In the case of the ballets, there are many which were not professionally recorded, and only archive tapes exist, which show just the architecture of the ballet from far away, but no detail, so they don’t generally represent a ballet in a way that would be useful in a film biography. So what we chose to include was, in some measure, limited by what recordings exist in which the viewer can actually see the dancing well.

What, finally, we decided to include were the dances we felt were most important and were best recorded and those which enabled us to illustrate the points we wished to make about Robbins and the interconnections with his work. Nothing is there simply to represent itself; each selection is tied to an idea or an event, our aim being to illuminate the artist through the work.
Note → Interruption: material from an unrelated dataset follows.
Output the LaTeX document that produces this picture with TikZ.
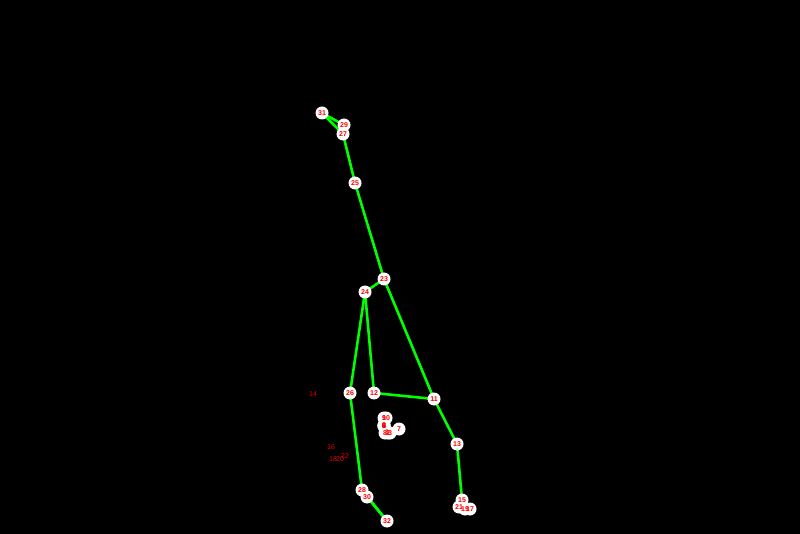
\documentclass[tikz,border=0pt]{standalone}
\usepackage{fontspec}
\setmainfont{Liberation Sans}
\usepackage{tikz}
\usetikzlibrary{positioning}

\begin{document}
\begin{tikzpicture}[x=1pt, y=-1pt]
% STYLES
\tikzset{
    joint/.style={circle, fill=white, minimum size=13pt, inner sep=0pt},
    tag/.style={inner sep=0pt, text=red, font=\fontsize{7}{7}\selectfont\bfseries},
    faded/.style={inner sep=0pt, text=red!92!black, font=\fontsize{7}{7}\selectfont},
    bone/.style={draw=green, line width=2.6pt}
}
\fill[black] (0,0) rectangle (800,534);

% hidden points
\node [faded] (L14) at (313,394) {14};
\node [faded] (L16) at (331,447) {16};
\node [faded] (L18) at (333,459) {18};
\node [faded] (L20) at (340,459) {20};
\node [faded] (L22) at (345,456) {22};

% points
\coordinate (P0) at (384,425);
\coordinate (P1) at (387,432);
\coordinate (P2) at (388,433);
\coordinate (P3) at (390,433);
\coordinate (P4) at (384,426);
\coordinate (P5) at (384,426);
\coordinate (P6) at (384,426);
\coordinate (P7) at (399,429);
\coordinate (P8) at (385,433);
\coordinate (P9) at (384,418);
\coordinate (P10) at (386,418);
\coordinate (P31) at (322,113);
\coordinate (P29) at (344,125);
\coordinate (P27) at (343,134);
\coordinate (P25) at (355,183);
\coordinate (P23) at (384,279);
\coordinate (P24) at (365,292);
\coordinate (P26) at (350,393);
\coordinate (P12) at (374,393);
\coordinate (P11) at (434,399);
\coordinate (P13) at (457,444);
\coordinate (P15) at (462,500);
\coordinate (P21) at (459,507);
\coordinate (P19) at (465,509);
\coordinate (P17) at (470,509);
\coordinate (P28) at (362,490);
\coordinate (P30) at (367,497);
\coordinate (P32) at (387,521);

% bones
\path[bone]
   (P31) edge (P29) (P31) edge (P27) (P29) edge (P27)
   (P27) edge (P25) (P25) edge (P23) (P23) edge (P24)
   (P24) edge (P26) (P24) edge (P12) (P12) edge (P11)
   (P23) edge (P11) (P11) edge (P13) (P13) edge (P15)
   (P15) edge (P21) (P15) edge (P19) (P15) edge (P17) (P19) edge (P17)
   (P26) edge (P28) (P28) edge (P30) (P30) edge (P32) (P28) edge (P32);

% joints, then their numbers on top
\foreach \n in {0,...,13,15,17,19,21,23,24,...,32}
  \node [joint] (J\n) at (P\n) {};
\foreach \n in {0,...,13,15,17,19,21,23,24,...,32}
  \node [tag] (T\n) at (J\n) {\n};

\end{tikzpicture}
\end{document}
Q: How much influence does Robbins’ art have on dance theater today?

A: I think most Broadway choreographers would tell you they owe a debt to Robbins. He was instrumental in elevating the musical to an American art form. There’s a reason that his greatest shows are still revived – Fiddler and Peter Pan just a few years ago, Gypsy right now, and next year, West Side Story.

Q: From where does your love of dance come?

A: Mark Morris once told me that he believed “dance is for anyone, but not for everyone,” and I think he’s right. I discovered ballet at a relatively late age, by a stroke of good fortune. I was a dramatic literature major in college and had studied music, but had no exposure to ballet, when I was invited by a young man whose parents had a subscription to American Ballet Theatre, but couldn’t use the tickets, to join him for a performance. I had no idea what to expect, but it took place in a theater, so I figured I’d try it. As luck would have it, I saw a performance of La Sylphide with Carla Fracci and Erik Bruhn, and by the time the curtain came down, I was hooked. I’ve completely forgotten who my date was, but can remember the image of Fracci and Bruhn as if it were yesterday.